- Given information
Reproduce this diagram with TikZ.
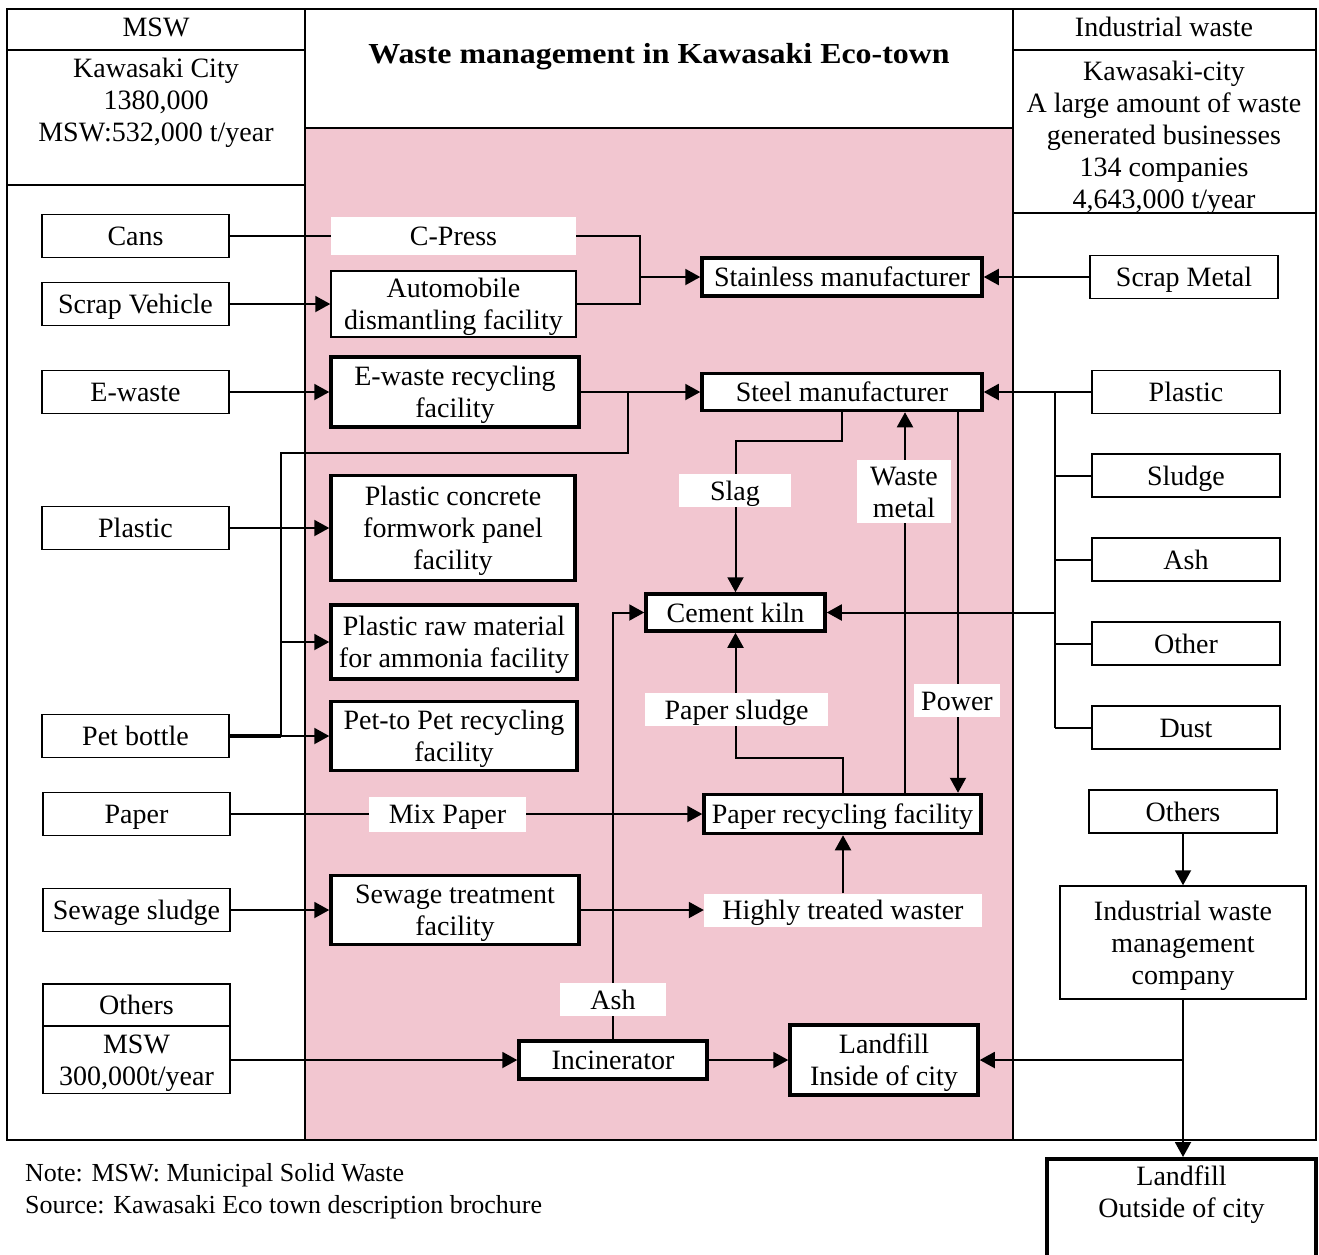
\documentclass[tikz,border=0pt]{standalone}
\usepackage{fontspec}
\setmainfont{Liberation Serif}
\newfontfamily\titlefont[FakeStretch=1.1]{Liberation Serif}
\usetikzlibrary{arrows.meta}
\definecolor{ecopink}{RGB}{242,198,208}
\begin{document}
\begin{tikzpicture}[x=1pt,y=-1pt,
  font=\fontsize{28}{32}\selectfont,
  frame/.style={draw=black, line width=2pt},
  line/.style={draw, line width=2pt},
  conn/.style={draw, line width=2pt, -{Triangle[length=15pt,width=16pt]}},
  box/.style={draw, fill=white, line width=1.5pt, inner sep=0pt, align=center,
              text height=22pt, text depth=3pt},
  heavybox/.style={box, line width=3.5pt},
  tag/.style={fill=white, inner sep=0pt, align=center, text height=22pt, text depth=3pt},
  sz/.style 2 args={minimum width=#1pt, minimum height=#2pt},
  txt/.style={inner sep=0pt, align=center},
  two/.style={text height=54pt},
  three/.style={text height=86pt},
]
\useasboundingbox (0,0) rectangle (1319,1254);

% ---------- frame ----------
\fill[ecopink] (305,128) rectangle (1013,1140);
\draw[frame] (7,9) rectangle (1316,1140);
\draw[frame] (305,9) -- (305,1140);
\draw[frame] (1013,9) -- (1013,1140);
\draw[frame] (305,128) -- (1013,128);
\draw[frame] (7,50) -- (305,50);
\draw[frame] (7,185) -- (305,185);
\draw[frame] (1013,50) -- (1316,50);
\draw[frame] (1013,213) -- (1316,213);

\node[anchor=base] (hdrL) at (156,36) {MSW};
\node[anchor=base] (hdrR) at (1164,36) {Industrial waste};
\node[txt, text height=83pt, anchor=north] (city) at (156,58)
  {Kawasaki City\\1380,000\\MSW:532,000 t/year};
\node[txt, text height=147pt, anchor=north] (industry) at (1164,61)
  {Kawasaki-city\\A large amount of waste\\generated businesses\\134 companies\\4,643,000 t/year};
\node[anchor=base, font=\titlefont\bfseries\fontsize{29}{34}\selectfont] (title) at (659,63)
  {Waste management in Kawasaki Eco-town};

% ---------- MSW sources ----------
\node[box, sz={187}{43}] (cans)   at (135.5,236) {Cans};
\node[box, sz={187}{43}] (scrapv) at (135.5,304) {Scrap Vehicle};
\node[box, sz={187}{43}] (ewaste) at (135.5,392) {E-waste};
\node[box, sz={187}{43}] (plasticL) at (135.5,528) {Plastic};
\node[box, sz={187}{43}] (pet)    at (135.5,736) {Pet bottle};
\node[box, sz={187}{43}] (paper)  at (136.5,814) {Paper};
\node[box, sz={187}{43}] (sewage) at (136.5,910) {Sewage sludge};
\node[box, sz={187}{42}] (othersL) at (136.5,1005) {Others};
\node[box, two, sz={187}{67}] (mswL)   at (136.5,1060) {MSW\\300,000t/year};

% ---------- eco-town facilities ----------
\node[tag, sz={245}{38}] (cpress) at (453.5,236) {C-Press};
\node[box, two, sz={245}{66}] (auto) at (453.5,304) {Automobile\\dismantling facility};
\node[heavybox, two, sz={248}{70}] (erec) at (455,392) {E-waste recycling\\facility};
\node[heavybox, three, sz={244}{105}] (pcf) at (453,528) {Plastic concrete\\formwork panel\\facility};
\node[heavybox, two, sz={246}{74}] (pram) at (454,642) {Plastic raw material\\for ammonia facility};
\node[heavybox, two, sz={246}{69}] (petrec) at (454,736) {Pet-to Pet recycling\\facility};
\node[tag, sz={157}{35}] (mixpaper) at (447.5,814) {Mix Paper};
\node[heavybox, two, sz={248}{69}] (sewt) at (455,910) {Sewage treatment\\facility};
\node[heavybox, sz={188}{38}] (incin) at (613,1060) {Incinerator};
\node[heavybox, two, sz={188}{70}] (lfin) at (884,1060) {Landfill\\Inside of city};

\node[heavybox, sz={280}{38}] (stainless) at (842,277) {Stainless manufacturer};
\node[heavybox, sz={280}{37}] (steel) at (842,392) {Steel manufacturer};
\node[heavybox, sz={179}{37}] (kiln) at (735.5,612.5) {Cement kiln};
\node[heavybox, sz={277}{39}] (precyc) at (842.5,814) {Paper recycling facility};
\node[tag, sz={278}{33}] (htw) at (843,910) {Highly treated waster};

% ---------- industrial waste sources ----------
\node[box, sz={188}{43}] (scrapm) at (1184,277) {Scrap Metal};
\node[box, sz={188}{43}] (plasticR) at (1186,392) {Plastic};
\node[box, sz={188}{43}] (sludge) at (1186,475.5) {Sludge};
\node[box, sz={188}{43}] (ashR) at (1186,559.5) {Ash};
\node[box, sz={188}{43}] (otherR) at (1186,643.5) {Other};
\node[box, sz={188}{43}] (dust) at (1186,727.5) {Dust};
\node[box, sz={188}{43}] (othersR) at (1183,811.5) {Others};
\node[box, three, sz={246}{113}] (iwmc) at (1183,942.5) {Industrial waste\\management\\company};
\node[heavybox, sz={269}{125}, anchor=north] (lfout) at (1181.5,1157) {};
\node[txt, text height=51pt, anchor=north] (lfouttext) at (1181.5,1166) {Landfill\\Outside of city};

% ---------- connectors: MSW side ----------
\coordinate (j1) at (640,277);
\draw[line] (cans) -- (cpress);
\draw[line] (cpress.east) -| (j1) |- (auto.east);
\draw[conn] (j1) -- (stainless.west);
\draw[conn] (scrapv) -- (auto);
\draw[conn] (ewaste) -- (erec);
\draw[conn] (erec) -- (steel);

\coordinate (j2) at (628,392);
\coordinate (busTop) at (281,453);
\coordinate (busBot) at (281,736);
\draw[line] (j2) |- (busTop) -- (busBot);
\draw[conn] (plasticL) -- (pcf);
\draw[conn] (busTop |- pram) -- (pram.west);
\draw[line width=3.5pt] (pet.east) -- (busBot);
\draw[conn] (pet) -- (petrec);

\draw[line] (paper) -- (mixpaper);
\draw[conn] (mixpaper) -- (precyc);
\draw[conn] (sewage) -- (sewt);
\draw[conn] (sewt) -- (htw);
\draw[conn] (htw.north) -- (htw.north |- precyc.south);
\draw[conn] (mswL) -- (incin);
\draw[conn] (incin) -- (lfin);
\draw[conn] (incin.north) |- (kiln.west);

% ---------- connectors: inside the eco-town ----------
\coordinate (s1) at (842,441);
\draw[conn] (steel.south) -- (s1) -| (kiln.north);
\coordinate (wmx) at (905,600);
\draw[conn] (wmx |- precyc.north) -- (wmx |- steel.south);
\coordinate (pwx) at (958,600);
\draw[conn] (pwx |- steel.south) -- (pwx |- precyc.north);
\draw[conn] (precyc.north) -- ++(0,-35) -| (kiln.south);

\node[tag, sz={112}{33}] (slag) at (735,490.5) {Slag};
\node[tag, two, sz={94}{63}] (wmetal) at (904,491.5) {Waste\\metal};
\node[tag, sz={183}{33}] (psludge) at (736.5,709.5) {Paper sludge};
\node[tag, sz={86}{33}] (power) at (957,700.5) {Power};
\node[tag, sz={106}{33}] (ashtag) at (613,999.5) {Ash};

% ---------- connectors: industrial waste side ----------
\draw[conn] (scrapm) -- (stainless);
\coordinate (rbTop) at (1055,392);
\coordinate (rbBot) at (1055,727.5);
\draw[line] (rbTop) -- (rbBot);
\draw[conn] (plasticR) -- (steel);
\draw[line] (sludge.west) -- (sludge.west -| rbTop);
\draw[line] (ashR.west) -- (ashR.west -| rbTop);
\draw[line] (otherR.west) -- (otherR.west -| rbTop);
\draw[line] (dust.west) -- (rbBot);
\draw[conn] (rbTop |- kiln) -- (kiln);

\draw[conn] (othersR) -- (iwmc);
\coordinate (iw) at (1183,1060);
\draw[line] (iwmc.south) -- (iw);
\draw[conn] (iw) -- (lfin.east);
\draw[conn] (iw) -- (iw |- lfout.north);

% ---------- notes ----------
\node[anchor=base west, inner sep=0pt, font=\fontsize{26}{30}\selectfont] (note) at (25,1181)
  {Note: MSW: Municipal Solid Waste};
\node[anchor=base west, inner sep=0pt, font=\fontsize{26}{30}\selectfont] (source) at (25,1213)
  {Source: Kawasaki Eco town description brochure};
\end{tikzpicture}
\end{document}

- Do this
Everything from the first line to the line with "(0,0) rectangle (1319,1254);" must be repeated exactly, and nothing else. Leave the pictures out.

- Solution to this exercise
Reproduce this diagram with TikZ.
\documentclass[tikz,border=0pt]{standalone}
\usepackage{fontspec}
\setmainfont{Liberation Serif}
\newfontfamily\titlefont[FakeStretch=1.1]{Liberation Serif}
\usetikzlibrary{arrows.meta}
\definecolor{ecopink}{RGB}{242,198,208}
\begin{document}
\begin{tikzpicture}[x=1pt,y=-1pt,
  font=\fontsize{28}{32}\selectfont,
  frame/.style={draw=black, line width=2pt},
  line/.style={draw, line width=2pt},
  conn/.style={draw, line width=2pt, -{Triangle[length=15pt,width=16pt]}},
  box/.style={draw, fill=white, line width=1.5pt, inner sep=0pt, align=center,
              text height=22pt, text depth=3pt},
  heavybox/.style={box, line width=3.5pt},
  tag/.style={fill=white, inner sep=0pt, align=center, text height=22pt, text depth=3pt},
  sz/.style 2 args={minimum width=#1pt, minimum height=#2pt},
  txt/.style={inner sep=0pt, align=center},
  two/.style={text height=54pt},
  three/.style={text height=86pt},
]
\useasboundingbox (0,0) rectangle (1319,1254);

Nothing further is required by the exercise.